The U.S. House of Representatives voted on Friday to allow the Federal Aviation Administration to move about $253 million form airport improvement funds to the air traffic control system. Cynics came out of the wood works, some claiming that Congress’ main motivation was to ensure that its members were not joining other consumers in long lines waiting for flights delayed in part by a lack of proper staffing in air traffic control towers.
Given Congress’ less than stellar reputation for getting much of anything done legislatively, the relatively rapid pace by which it was able to muster the 361-41 vote to move around funds in the budget bucket left itself open to scorn.
I look at the vote first as a safety issue. The last thing we need to see in the near term is a tragic event resulting from poor handing off of flights from zone to zone during an air route, especially on the heels of the two tragic events of Boston and West, Texas.
Second, I look at this vote as Congress carrying out one of its primary duties: regulating commerce. We tend to overlook that wording explicitly spelled out in the U.S. Constitution. Air transport plays an integral role in trade, in the movement of goods and services. According to a report by Boeing, global air cargo traffic has increased an average of 3.7% per year between 2001 and 2011. Global air cargo traffic is forecast to increase an average of 5.2% per year between 2011 and 2031.
Freighter aircraft, according to Boeing, is used to move in-progress manufacturing items between production facilities. As economic activity as measured by gross domestic product increases, so to will air cargo traffic. In North America the last couple years have not been kind to air cargo traffic.

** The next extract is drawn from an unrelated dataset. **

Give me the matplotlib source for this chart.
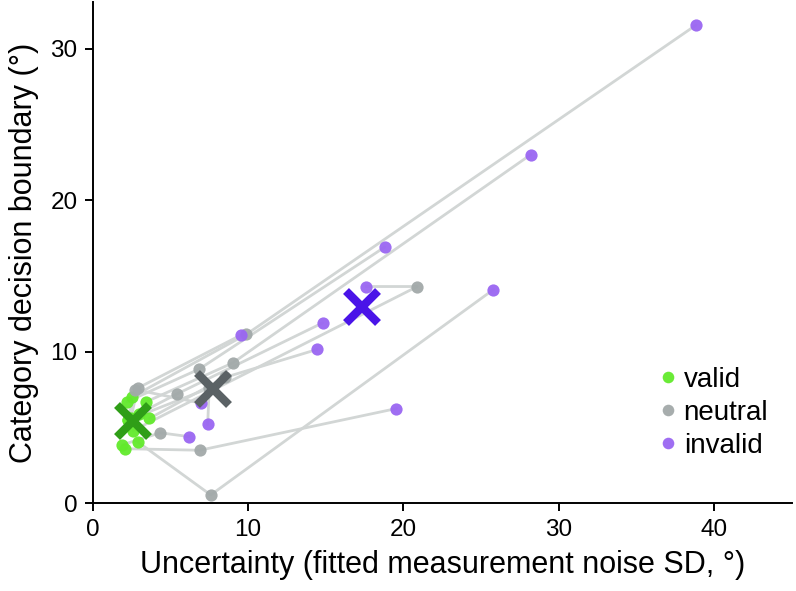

Declines in industrial production and higher unemployment in the United States has taken its toll on air cargo traffic. Within North America, air cargo traffic fell on average 1.5% per year between 2001 and 2011, but is expected to increase 2.3% per year between 2011 and 2031.
By approving the movement of funds between FAA activities, Congress may have taken a small but important step toward removing impediments that may have thrown the economy off from achieving these growth forecasts and keeping a steady flow of commerce through our airways.